Schiller continued: “There are two purposes of this ride: fulfilling my promise to Naomi and proving to myself that I’m still here. Naomi would want me to live and that she would want me to achieve one of my long-time goals. Yes, we’re raising money. This also is about me proving my resiliency to myself. If we can help people along the way that makes it even better.”

Risk assessment

To be clear: Any journey from the mouth of the San Francisco Bay to the Farallon islands is risky.

The first obstacle is an area called the Potato Patch. This is a shoal that forms a formidable hazard just outside the Golden Gate Bridge — water depth here ranges from 28 to 36 feet and currents can be tricky.

Closer to the Farallon Islands themselves, of course, is an even more dangerous reality: the kind of sharks that inspired “Jaws.” According to Gerry McChesney, manager of the Farallon Islands National Wildlife Refuge, researchers at the California White Shark Project in the fall of 2023 documented 78 individual great white sharks off the Farallon Islands, a record.

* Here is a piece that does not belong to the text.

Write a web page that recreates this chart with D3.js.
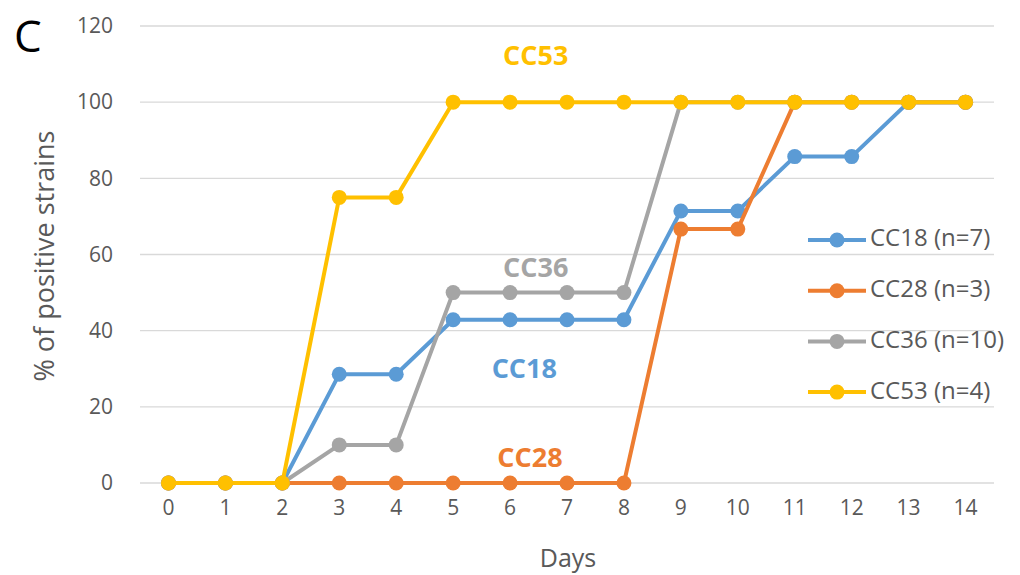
<!DOCTYPE html>
<html><head><meta charset="utf-8">
<script src="https://cdn.jsdelivr.net/npm/d3@7"></script>
<style>body{margin:0;background:#fff}svg{display:block}</style>
</head><body>
<script>
const days = [0,1,2,3,4,5,6,7,8,9,10,11,12,13,14];
const cc18 = [0,0,0,28.57,28.57,42.86,42.86,42.86,42.86,71.43,71.43,85.71,85.71,100,100];
const cc28 = [0,0,0,0,0,0,0,0,0,66.67,66.67,100,100,100,100];
const cc36 = [0,0,0,10,10,50,50,50,50,100,100,100,100,100,100];
const cc53 = [0,0,0,75,75,100,100,100,100,100,100,100,100,100,100];
const seriesNames = ["CC18 (n=7)","CC28 (n=3)","CC36 (n=10)","CC53 (n=4)"];
const shortNames = ["CC18","CC28","CC36","CC53"];
const colors = ["#5B9BD5","#ED7D31","#A5A5A5","#FFC000"];
const yTicks = [0,20,40,60,80,100,120];
const series = [cc18,cc28,cc36,cc53];
// annotation anchor (day, value) for labels
const labelDay = [6.25,6.35,6.45,6.45];
const labelVal = [29.5,6.2,56,111.7];

const W=1020,H=575;
const svg=d3.select("body").append("svg").attr("width",W).attr("height",H);
const font="'Open Sans', 'Liberation Sans', sans-serif";

const x=d3.scaleBand().domain(days).range([140,994]);
const y=d3.scaleLinear().domain([0,120]).range([483,26]);
const cx=d=>x(d)+x.bandwidth()/2;

// gridlines
svg.append("g").selectAll("line").data(yTicks).join("line")
  .attr("x1",140).attr("x2",994).attr("y1",d=>y(d)).attr("y2",d=>y(d))
  .attr("stroke","#d9d9d9").attr("stroke-width",1.3);

// y tick labels
const yAxis=svg.append("g").attr("transform","translate(140,0)")
  .call(d3.axisLeft(y).tickValues(yTicks).tickSize(0).tickPadding(27));
yAxis.select(".domain").remove();
yAxis.selectAll("text").attr("font-family",font).attr("font-size",21).attr("fill","#595959");

// x tick labels
const xAxis=svg.append("g").attr("transform","translate(0,483)")
  .call(d3.axisBottom(x).tickSize(0).tickPadding(17));
xAxis.select(".domain").remove();
xAxis.selectAll("text").attr("font-family",font).attr("font-size",21).attr("fill","#595959");

// lines & markers
const line=d3.line().x((d,i)=>cx(days[i])).y(d=>y(d));
series.forEach((s,k)=>{
  const g=svg.append("g");
  g.append("path").datum(s).attr("d",line).attr("fill","none")
    .attr("stroke",colors[k]).attr("stroke-width",4).attr("stroke-linejoin","round");
  g.selectAll("circle").data(s).join("circle")
    .attr("cx",(d,i)=>cx(days[i])).attr("cy",d=>y(d)).attr("r",7.5).attr("fill",colors[k]);
});

// annotations
shortNames.forEach((n,k)=>{
  svg.append("text").attr("x",cx(0)+labelDay[k]*x.step()).attr("y",y(labelVal[k]))
    .attr("text-anchor","middle").attr("dominant-baseline","middle")
    .attr("font-family",font).attr("font-weight","bold").attr("font-size",27)
    .attr("fill",colors[k]).text(n);
});

// legend
const leg=svg.append("g");
seriesNames.forEach((n,k)=>{
  const ly=240+k*50.7;
  leg.append("line").attr("x1",808).attr("x2",866).attr("y1",ly).attr("y2",ly)
    .attr("stroke",colors[k]).attr("stroke-width",4);
  leg.append("circle").attr("cx",837).attr("cy",ly).attr("r",7.5).attr("fill",colors[k]);
  leg.append("text").attr("x",870).attr("y",ly).attr("dominant-baseline","middle")
    .attr("font-family",font).attr("font-size",24).attr("fill","#595959").text(n);
});

// axis titles
svg.append("text").attr("x",568).attr("y",560).attr("text-anchor","middle")
  .attr("dominant-baseline","middle").attr("font-family",font).attr("font-size",25)
  .attr("fill","#595959").text("Days");
svg.append("text").attr("transform","translate(47,256) rotate(-90)").attr("text-anchor","middle")
  .attr("dominant-baseline","middle").attr("font-family",font).attr("font-size",27)
  .attr("fill","#595959").text("% of positive strains");

// panel letter
svg.append("text").attr("x",14).attr("y",40).attr("dominant-baseline","middle")
  .attr("font-family",font).attr("font-size",44).attr("fill","#000").text("C");
</script>
</body></html>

In an email to Schiller in September, McChesney noted that the sharks are arriving around the islands now, with October and November constituting peak season.

“White sharks feed primarily on seals and sea lions, mostly attacking from below at prey at or near the surface, and attacks of humans by white sharks are almost entirely misidentification, thinking we, our surfboards, kayaks, etc., are seals,” he wrote. “I don’t know just how the sharks will react to the water bike, but even if they don’t think it’s a seal or a sea lion, white sharks are curious and will sometimes mouth things as a curiosity bite.”

These emails certainly inspired Schiller to pause and think hard about her plan.

She admitted to having a “rough freak-out” when she received them. Then she did some rudimentary math and felt better.

“I still think it’s a lot riskier to be Jewish on the [University of California, Berkeley] campus or an Asian-American walking through San Francisco these days,” she quipped. “Beside, Naomi will be with me every inch of the way.”